--- WHAT THIS TASK INVOLVES ---
Don't include pictures. Quote the lines below from the first through the line that contains "const crossRent = 66.8;".

--- PROVIDED DATA ---
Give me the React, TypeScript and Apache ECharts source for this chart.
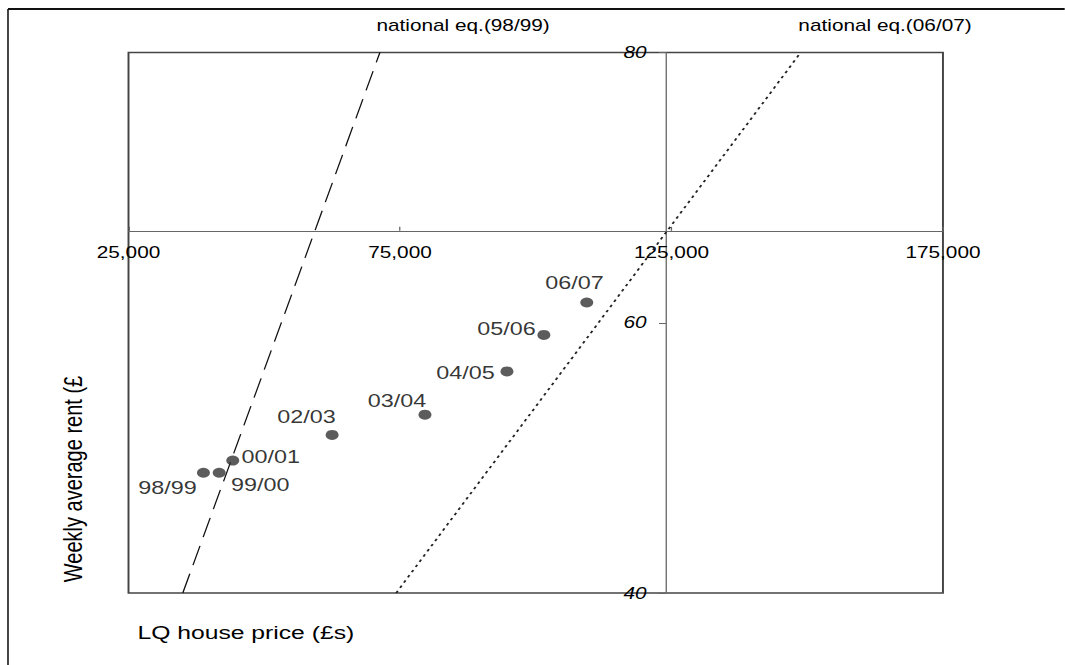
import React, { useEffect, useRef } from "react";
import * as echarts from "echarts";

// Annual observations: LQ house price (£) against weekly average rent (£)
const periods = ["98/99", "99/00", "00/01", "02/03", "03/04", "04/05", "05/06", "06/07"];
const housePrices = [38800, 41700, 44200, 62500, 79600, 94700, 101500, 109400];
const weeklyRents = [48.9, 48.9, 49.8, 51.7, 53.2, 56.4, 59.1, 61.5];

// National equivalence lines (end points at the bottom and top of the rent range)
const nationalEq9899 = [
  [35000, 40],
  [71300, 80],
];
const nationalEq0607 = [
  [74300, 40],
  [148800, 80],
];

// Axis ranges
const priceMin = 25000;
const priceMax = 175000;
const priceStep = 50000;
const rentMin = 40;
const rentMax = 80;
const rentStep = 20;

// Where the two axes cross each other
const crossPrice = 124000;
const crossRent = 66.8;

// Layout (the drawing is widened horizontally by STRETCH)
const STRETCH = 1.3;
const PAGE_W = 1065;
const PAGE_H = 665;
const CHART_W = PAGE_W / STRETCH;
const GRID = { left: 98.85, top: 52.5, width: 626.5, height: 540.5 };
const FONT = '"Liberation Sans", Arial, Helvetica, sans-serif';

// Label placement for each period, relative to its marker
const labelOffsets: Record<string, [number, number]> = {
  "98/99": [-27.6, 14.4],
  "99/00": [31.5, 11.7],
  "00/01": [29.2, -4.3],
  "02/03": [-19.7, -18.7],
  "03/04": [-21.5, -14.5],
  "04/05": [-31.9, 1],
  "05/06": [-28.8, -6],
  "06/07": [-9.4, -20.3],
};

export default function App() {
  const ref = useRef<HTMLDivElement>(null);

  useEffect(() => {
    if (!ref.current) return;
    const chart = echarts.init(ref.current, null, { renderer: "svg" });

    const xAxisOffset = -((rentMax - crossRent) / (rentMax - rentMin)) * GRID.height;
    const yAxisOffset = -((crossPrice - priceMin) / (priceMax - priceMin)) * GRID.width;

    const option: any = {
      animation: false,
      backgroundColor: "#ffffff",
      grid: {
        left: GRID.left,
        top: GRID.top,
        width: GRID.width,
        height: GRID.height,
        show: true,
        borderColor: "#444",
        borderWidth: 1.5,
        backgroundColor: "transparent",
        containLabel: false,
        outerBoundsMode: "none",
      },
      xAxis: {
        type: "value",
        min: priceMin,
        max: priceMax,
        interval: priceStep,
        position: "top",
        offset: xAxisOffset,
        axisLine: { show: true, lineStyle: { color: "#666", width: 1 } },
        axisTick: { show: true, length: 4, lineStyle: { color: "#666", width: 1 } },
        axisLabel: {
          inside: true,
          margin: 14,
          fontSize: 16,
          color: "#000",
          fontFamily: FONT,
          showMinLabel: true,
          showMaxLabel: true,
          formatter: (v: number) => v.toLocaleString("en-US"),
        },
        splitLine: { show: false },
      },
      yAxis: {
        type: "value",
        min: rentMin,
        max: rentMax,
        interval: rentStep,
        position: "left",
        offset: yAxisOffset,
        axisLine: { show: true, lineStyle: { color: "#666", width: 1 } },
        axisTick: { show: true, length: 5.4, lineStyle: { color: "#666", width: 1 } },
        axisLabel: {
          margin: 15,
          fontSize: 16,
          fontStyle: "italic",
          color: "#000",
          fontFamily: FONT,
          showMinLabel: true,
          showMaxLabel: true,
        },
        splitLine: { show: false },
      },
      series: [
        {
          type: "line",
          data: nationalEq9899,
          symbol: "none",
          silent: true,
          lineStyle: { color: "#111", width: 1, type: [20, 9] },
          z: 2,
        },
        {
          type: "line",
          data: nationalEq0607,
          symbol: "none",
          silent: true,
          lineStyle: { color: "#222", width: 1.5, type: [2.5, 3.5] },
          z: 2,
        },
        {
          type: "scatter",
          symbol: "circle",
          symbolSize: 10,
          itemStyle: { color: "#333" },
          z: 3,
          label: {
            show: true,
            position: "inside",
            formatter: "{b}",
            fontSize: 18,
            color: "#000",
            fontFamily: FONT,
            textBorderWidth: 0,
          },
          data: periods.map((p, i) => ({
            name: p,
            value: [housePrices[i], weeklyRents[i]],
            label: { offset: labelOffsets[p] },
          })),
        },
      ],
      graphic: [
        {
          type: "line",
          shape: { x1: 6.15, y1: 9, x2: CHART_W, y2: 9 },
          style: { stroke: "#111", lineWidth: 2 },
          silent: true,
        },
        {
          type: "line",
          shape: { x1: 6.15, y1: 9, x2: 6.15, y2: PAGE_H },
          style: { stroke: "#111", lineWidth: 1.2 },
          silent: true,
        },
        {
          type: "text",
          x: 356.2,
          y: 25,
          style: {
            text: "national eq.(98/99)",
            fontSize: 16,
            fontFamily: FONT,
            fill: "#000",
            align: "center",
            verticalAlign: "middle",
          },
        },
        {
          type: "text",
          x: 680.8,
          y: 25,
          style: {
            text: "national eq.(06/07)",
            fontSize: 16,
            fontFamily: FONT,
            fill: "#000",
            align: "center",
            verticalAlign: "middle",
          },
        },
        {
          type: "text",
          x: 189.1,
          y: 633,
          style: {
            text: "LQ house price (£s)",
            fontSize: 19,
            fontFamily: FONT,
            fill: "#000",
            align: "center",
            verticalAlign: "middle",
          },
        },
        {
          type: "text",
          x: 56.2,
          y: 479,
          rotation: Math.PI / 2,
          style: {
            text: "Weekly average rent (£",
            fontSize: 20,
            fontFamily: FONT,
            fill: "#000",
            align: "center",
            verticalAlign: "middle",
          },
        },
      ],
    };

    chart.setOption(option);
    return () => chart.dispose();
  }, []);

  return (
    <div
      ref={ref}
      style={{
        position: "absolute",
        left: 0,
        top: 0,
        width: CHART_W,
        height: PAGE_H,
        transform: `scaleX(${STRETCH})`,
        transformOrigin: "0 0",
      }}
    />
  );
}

--- RESPONSE FOR THIS EXERCISE ---
Give me the React, TypeScript and Apache ECharts source for this chart.
import React, { useEffect, useRef } from "react";
import * as echarts from "echarts";

// Annual observations: LQ house price (£) against weekly average rent (£)
const periods = ["98/99", "99/00", "00/01", "02/03", "03/04", "04/05", "05/06", "06/07"];
const housePrices = [38800, 41700, 44200, 62500, 79600, 94700, 101500, 109400];
const weeklyRents = [48.9, 48.9, 49.8, 51.7, 53.2, 56.4, 59.1, 61.5];

// National equivalence lines (end points at the bottom and top of the rent range)
const nationalEq9899 = [
  [35000, 40],
  [71300, 80],
];
const nationalEq0607 = [
  [74300, 40],
  [148800, 80],
];

// Axis ranges
const priceMin = 25000;
const priceMax = 175000;
const priceStep = 50000;
const rentMin = 40;
const rentMax = 80;
const rentStep = 20;

// Where the two axes cross each other
const crossPrice = 124000;
const crossRent = 66.8;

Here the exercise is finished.